Leonardo"s Notebook by Mattheus Mei

I have been impressed with the urgency of doing. Knowing is not enough; we must apply. Being willing is not enough; we must do.

Sunday, September 14, 2008

Hugh McColl is probably wringing his hands

Hugh McColl, a South Carolina native and resident (Bennetsville, SC), the iron-fisted CEO who crafted juggernaut that is Bank of America is either wringing his hands in nervousness or joy.

The Wall Street Journal has announced that BOA has reached a deal to purchase Merrill Lynch.

CEO Ken Lewis took over BOA when McColl retired in 2001. In the years that have passed he's not wavered far from McColl's war like approach to finance though he has become more cavalier in efforts.
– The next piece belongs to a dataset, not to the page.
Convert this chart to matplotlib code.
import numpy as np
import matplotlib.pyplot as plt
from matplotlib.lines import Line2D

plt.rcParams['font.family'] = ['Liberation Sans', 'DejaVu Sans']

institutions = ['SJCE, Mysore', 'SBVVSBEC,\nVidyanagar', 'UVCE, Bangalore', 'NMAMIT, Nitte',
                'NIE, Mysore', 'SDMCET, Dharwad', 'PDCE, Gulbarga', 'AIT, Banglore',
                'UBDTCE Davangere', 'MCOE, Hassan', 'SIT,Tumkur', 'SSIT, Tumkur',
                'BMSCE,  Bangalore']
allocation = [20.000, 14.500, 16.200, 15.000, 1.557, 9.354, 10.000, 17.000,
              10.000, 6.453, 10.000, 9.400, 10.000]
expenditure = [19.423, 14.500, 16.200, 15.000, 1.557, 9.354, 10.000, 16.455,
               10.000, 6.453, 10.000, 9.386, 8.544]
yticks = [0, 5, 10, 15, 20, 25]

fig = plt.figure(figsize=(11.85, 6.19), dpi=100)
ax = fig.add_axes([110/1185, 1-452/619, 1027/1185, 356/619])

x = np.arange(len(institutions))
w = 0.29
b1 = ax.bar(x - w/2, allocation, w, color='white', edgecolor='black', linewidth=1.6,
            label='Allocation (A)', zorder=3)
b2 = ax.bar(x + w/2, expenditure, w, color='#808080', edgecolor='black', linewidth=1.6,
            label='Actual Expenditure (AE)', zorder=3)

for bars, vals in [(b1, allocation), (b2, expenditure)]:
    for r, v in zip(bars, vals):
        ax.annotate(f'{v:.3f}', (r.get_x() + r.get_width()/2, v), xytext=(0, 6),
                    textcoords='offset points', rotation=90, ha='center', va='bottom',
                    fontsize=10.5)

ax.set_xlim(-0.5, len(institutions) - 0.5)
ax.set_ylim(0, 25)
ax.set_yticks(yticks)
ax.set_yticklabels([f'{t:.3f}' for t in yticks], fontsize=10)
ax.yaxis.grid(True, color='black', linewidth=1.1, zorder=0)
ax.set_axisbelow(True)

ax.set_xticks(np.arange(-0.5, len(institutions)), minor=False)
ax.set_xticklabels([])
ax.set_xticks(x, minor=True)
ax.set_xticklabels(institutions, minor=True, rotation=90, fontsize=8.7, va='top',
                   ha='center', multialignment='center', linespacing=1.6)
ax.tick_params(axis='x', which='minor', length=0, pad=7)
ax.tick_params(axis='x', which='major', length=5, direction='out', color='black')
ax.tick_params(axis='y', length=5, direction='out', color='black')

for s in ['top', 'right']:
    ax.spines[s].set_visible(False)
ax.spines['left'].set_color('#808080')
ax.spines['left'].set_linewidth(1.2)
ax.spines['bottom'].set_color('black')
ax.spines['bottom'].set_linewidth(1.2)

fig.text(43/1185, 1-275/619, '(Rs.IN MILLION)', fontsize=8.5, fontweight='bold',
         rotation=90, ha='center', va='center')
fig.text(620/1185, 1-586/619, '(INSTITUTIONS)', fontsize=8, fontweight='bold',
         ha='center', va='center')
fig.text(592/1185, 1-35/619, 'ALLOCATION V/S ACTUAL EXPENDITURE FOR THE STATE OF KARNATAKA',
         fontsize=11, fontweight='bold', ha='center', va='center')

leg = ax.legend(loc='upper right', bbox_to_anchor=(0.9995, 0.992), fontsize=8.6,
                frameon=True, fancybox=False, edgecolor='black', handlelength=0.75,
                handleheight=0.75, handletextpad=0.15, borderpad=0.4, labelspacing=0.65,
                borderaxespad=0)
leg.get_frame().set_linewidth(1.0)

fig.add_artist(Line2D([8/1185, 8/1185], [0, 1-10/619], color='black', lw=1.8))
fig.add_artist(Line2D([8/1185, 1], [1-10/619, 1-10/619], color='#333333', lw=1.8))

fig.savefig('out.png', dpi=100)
As the WSJ article says:

The integration of Merrill, known for its proud, and sometimes testy, brokerage force, could turn out to be the biggest test of Mr. Lewis's career. Typically, the bank has made one big deal and then taken time to carefully merge the two institutions. But in recent years, acquisitions have come at a furious pace. In 2004, the bank bought FleetBoston Financial Corp. A year later, the bank agreed to buy MBNA Corp., the credit-card firm. In 2007, Bank of America bought Chicago's LaSalle Bank as part of the break-up of Dutch bank ABN-Amro Holding NV. Then came this year's purchase of Countrywide.
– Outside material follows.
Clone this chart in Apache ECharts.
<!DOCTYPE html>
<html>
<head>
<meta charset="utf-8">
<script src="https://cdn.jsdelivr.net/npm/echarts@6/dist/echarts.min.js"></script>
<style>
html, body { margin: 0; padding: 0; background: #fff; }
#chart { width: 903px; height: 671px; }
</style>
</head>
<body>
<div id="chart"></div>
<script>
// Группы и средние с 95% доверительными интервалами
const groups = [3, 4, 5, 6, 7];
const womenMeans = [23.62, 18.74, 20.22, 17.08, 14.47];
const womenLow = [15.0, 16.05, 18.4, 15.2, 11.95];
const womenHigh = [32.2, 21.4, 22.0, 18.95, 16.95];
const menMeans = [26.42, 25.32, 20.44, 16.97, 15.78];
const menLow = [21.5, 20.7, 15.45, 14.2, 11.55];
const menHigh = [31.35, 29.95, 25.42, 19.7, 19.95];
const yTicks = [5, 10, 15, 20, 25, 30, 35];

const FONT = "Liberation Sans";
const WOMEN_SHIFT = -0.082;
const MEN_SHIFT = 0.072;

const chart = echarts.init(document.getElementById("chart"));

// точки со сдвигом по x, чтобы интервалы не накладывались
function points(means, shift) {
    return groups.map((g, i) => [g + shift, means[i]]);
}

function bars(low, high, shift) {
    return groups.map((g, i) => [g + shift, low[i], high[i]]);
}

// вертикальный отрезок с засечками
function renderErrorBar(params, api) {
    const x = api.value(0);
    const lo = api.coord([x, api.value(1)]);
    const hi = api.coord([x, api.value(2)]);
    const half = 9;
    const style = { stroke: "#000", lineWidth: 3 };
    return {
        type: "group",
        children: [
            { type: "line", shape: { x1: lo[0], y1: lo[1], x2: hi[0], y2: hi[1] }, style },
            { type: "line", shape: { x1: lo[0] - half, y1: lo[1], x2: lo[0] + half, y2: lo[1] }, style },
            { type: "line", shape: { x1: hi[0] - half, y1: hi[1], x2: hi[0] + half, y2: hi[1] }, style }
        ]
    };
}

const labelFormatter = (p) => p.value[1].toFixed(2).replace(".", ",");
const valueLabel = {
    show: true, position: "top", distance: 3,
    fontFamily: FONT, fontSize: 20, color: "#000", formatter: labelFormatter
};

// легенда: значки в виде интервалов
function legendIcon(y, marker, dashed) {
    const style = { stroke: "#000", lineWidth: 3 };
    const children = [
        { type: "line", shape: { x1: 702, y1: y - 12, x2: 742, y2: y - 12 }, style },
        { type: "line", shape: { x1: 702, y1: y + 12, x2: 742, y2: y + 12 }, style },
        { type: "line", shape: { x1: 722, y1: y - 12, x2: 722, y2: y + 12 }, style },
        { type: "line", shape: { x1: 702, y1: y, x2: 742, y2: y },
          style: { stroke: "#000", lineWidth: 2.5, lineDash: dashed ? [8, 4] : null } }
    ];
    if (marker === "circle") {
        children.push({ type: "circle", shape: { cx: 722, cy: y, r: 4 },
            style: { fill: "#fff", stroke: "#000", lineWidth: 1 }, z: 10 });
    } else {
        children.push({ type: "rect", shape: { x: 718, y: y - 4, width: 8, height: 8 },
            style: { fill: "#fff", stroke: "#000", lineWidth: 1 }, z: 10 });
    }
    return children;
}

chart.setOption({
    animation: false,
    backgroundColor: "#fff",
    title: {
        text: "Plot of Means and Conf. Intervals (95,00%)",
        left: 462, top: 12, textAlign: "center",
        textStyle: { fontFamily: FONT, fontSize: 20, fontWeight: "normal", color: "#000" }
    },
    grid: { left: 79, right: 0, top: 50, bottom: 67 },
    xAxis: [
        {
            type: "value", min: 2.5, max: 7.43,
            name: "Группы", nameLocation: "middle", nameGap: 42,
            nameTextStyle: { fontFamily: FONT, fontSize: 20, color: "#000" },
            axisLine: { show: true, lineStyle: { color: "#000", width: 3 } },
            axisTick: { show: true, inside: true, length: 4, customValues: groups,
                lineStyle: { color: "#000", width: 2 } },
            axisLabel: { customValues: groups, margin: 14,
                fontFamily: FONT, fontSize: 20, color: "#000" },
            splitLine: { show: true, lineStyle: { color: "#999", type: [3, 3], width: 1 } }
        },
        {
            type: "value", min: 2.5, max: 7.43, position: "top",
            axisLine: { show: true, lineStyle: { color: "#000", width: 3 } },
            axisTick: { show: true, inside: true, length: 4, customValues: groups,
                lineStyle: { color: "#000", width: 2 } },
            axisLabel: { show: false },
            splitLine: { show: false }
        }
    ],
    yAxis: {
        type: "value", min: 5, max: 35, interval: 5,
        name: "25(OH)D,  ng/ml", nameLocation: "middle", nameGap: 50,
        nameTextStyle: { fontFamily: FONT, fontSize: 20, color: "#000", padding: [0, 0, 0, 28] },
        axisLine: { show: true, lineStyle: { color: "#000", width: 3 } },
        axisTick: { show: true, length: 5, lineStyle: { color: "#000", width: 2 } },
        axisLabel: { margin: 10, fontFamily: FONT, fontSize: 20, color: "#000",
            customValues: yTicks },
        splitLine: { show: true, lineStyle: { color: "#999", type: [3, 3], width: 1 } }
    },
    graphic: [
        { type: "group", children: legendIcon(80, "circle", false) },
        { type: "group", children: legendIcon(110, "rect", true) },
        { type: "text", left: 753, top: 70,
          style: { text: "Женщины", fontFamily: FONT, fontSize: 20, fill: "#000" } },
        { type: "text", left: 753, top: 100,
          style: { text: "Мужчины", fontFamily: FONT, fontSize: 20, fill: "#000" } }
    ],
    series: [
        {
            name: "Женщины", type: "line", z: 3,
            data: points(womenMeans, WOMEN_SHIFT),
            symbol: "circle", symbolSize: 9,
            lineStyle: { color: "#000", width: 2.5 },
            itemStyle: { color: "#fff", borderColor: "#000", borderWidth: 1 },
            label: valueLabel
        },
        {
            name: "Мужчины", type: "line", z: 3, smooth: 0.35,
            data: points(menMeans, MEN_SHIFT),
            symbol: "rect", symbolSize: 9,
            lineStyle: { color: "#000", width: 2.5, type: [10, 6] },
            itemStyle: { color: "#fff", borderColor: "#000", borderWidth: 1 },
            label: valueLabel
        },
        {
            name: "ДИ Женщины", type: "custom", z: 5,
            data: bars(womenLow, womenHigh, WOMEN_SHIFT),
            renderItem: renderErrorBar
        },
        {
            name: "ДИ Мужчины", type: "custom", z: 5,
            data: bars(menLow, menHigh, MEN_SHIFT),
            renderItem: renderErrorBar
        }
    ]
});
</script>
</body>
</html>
With great risk comes the possibility of great reward. As the article suggests, the merger would create an institution that has it's hands in the cookie jar of almost every aspect of the financial system, "from credit cards and auto loans to bond and stock underwriting, merger advice and wealth management," not to mention insurance services, mortgages, adn the other traditional banking services.

Unlike Bear Sterns which, retrospectively, the government should have left laissez-fair but didn't, and now Lehman Brothers which they are, the Charlotte based financial giant is moving percipitously further into the realm of "to big to allow to fail," much like Fannie Mae and Freddie Mac, the quasi-public-private mortgage giants that were nationalized.